* [Directions]: Make an exact transcription of the material, leaving out all images.

* [Data extract]:
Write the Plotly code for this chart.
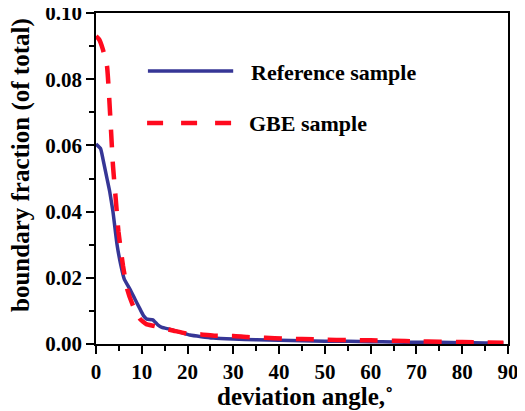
import plotly.graph_objects as go

ref_x = [0, 1, 1.5, 2.4, 3, 3.7, 4.6, 5.4, 6.2, 7.4, 8.5, 9.6, 10.4, 11.1, 12.4, 13.5, 14.4, 16, 18.3, 20.5, 23, 25.6, 30, 35, 40, 45, 50, 55, 60, 65, 70, 75, 80, 85, 89]
ref_y = [0.0604, 0.059, 0.056, 0.050, 0.046, 0.040, 0.030, 0.024, 0.0195, 0.0166, 0.0136, 0.0106, 0.0085, 0.0075, 0.0073, 0.0058,
         0.0050, 0.0045, 0.0036, 0.0027, 0.0022, 0.0018, 0.0015, 0.0013, 0.0011, 0.0010, 0.0008, 0.0008, 0.0007, 0.0006,
         0.0005, 0.0005, 0.0004, 0.0003, 0.0003]

gbe_x = [0, 0.7, 1.5, 2.4, 2.9, 3.3, 3.7, 4.3, 4.9, 5.9, 6.8, 8.1, 9.6, 11, 12.5, 14.5, 17, 20, 23, 26, 30, 33, 37, 41, 45, 50, 55, 60, 65, 70, 75, 80, 85, 89]
gbe_y = [0.093, 0.092, 0.089, 0.084, 0.074, 0.064, 0.054, 0.044, 0.034, 0.0236, 0.0166, 0.0115, 0.0076, 0.0060, 0.0055,
         0.0048, 0.0040, 0.0031, 0.0029, 0.0025, 0.0024, 0.0021, 0.0019, 0.0016, 0.0015, 0.0013, 0.0012, 0.0011, 0.0010,
         0.0008, 0.0007, 0.0006, 0.0005, 0.0004]

labels = ["Reference sample", "GBE sample"]
blue = "#363696"
red = "#ff0a1e"
font = "Liberation Serif"

fig = go.Figure()
fig.add_trace(go.Scatter(x=ref_x, y=ref_y, mode="lines", line=dict(color=blue, width=3.5, shape="spline", smoothing=0.4), name=labels[0]))
fig.add_trace(go.Scatter(x=gbe_x, y=gbe_y, mode="lines", line=dict(color=red, width=4.5, dash="18px,14px", shape="spline", smoothing=0.4), name=labels[1]))

# legend drawn manually
fig.add_shape(type="line", xref="paper", yref="paper", x0=0.126, x1=0.333, y0=0.825, y1=0.825, line=dict(color=blue, width=3.5))
fig.add_shape(type="line", xref="paper", yref="paper", x0=0.124, x1=0.333, y0=0.668, y1=0.668, line=dict(color=red, width=4.5, dash="16px,18px"))
fig.add_annotation(xref="paper", yref="paper", x=0.372, y=0.820, text="<b>%s</b>" % labels[0], showarrow=False, xanchor="left", yanchor="middle", font=dict(family=font, size=22, color="black"))
fig.add_annotation(xref="paper", yref="paper", x=0.367, y=0.666, text="<b>%s</b>" % labels[1], showarrow=False, xanchor="left", yanchor="middle", font=dict(family=font, size=22, color="black"))

# axis titles
fig.add_annotation(xref="paper", yref="paper", x=0.507, y=-0.158, text="<b>deviation angle,˚</b>", showarrow=False, xanchor="center", yanchor="middle", font=dict(family=font, size=25, color="black"))
fig.add_annotation(xref="paper", yref="paper", x=-0.182, y=0.541, text="<b>boundary fraction (of total)</b>", textangle=-90, showarrow=False, xanchor="center", yanchor="middle", font=dict(family=font, size=25, color="black"))

axis_common = dict(showline=True, linecolor="black", linewidth=1.5, mirror=True, ticks="outside", ticklen=8, tickwidth=1.5,
                   tickcolor="black", showgrid=False, zeroline=False, automargin=False, ticklabeloverflow="allow",
                   tickfont=dict(family=font, size=21, color="black"))
fig.update_xaxes(range=[0, 90], dtick=10, tick0=0, minor=dict(ticks="outside", ticklen=5, tickwidth=1.5, dtick=5, tick0=0, tickcolor="black", showgrid=False),
                 tickprefix="<b>", ticksuffix="</b>", **axis_common)
fig.update_yaxes(range=[0, 0.1], dtick=0.02, tick0=0, tickformat=".2f", minor=dict(ticks="outside", ticklen=5, tickwidth=1.5, dtick=0.01, tick0=0, tickcolor="black", showgrid=False),
                 tickprefix="<b>", ticksuffix="</b>", **axis_common)
# the page body adds an 8px offset, so the figure is sized to fit the window
fig.update_layout(width=517, height=403, margin=dict(l=88, r=17, t=5, b=67), showlegend=False,
                  plot_bgcolor="white", paper_bgcolor="white")
fig.write_html("out.html")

* [Exercise answer]:
Write the Plotly code for this chart.
import plotly.graph_objects as go

ref_x = [0, 1, 1.5, 2.4, 3, 3.7, 4.6, 5.4, 6.2, 7.4, 8.5, 9.6, 10.4, 11.1, 12.4, 13.5, 14.4, 16, 18.3, 20.5, 23, 25.6, 30, 35, 40, 45, 50, 55, 60, 65, 70, 75, 80, 85, 89]
ref_y = [0.0604, 0.059, 0.056, 0.050, 0.046, 0.040, 0.030, 0.024, 0.0195, 0.0166, 0.0136, 0.0106, 0.0085, 0.0075, 0.0073, 0.0058,
         0.0050, 0.0045, 0.0036, 0.0027, 0.0022, 0.0018, 0.0015, 0.0013, 0.0011, 0.0010, 0.0008, 0.0008, 0.0007, 0.0006,
         0.0005, 0.0005, 0.0004, 0.0003, 0.0003]

gbe_x = [0, 0.7, 1.5, 2.4, 2.9, 3.3, 3.7, 4.3, 4.9, 5.9, 6.8, 8.1, 9.6, 11, 12.5, 14.5, 17, 20, 23, 26, 30, 33, 37, 41, 45, 50, 55, 60, 65, 70, 75, 80, 85, 89]
gbe_y = [0.093, 0.092, 0.089, 0.084, 0.074, 0.064, 0.054, 0.044, 0.034, 0.0236, 0.0166, 0.0115, 0.0076, 0.0060, 0.0055,
         0.0048, 0.0040, 0.0031, 0.0029, 0.0025, 0.0024, 0.0021, 0.0019, 0.0016, 0.0015, 0.0013, 0.0012, 0.0011, 0.0010,
         0.0008, 0.0007, 0.0006, 0.0005, 0.0004]

labels = ["Reference sample", "GBE sample"]
blue = "#363696"
red = "#ff0a1e"
font = "Liberation Serif"

fig = go.Figure()
fig.add_trace(go.Scatter(x=ref_x, y=ref_y, mode="lines", line=dict(color=blue, width=3.5, shape="spline", smoothing=0.4), name=labels[0]))
fig.add_trace(go.Scatter(x=gbe_x, y=gbe_y, mode="lines", line=dict(color=red, width=4.5, dash="18px,14px", shape="spline", smoothing=0.4), name=labels[1]))

# legend drawn manually
fig.add_shape(type="line", xref="paper", yref="paper", x0=0.126, x1=0.333, y0=0.825, y1=0.825, line=dict(color=blue, width=3.5))
fig.add_shape(type="line", xref="paper", yref="paper", x0=0.124, x1=0.333, y0=0.668, y1=0.668, line=dict(color=red, width=4.5, dash="16px,18px"))
fig.add_annotation(xref="paper", yref="paper", x=0.372, y=0.820, text="<b>%s</b>" % labels[0], showarrow=False, xanchor="left", yanchor="middle", font=dict(family=font, size=22, color="black"))
fig.add_annotation(xref="paper", yref="paper", x=0.367, y=0.666, text="<b>%s</b>" % labels[1], showarrow=False, xanchor="left", yanchor="middle", font=dict(family=font, size=22, color="black"))

# axis titles
fig.add_annotation(xref="paper", yref="paper", x=0.507, y=-0.158, text="<b>deviation angle,˚</b>", showarrow=False, xanchor="center", yanchor="middle", font=dict(family=font, size=25, color="black"))
fig.add_annotation(xref="paper", yref="paper", x=-0.182, y=0.541, text="<b>boundary fraction (of total)</b>", textangle=-90, showarrow=False, xanchor="center", yanchor="middle", font=dict(family=font, size=25, color="black"))

axis_common = dict(showline=True, linecolor="black", linewidth=1.5, mirror=True, ticks="outside", ticklen=8, tickwidth=1.5,
                   tickcolor="black", showgrid=False, zeroline=False, automargin=False, ticklabeloverflow="allow",
                   tickfont=dict(family=font, size=21, color="black"))
fig.update_xaxes(range=[0, 90], dtick=10, tick0=0, minor=dict(ticks="outside", ticklen=5, tickwidth=1.5, dtick=5, tick0=0, tickcolor="black", showgrid=False),
                 tickprefix="<b>", ticksuffix="</b>", **axis_common)
fig.update_yaxes(range=[0, 0.1], dtick=0.02, tick0=0, tickformat=".2f", minor=dict(ticks="outside", ticklen=5, tickwidth=1.5, dtick=0.01, tick0=0, tickcolor="black", showgrid=False),
                 tickprefix="<b>", ticksuffix="</b>", **axis_common)
# the page body adds an 8px offset, so the figure is sized to fit the window
fig.update_layout(width=517, height=403, margin=dict(l=88, r=17, t=5, b=67), showlegend=False,
                  plot_bgcolor="white", paper_bgcolor="white")
fig.write_html("out.html")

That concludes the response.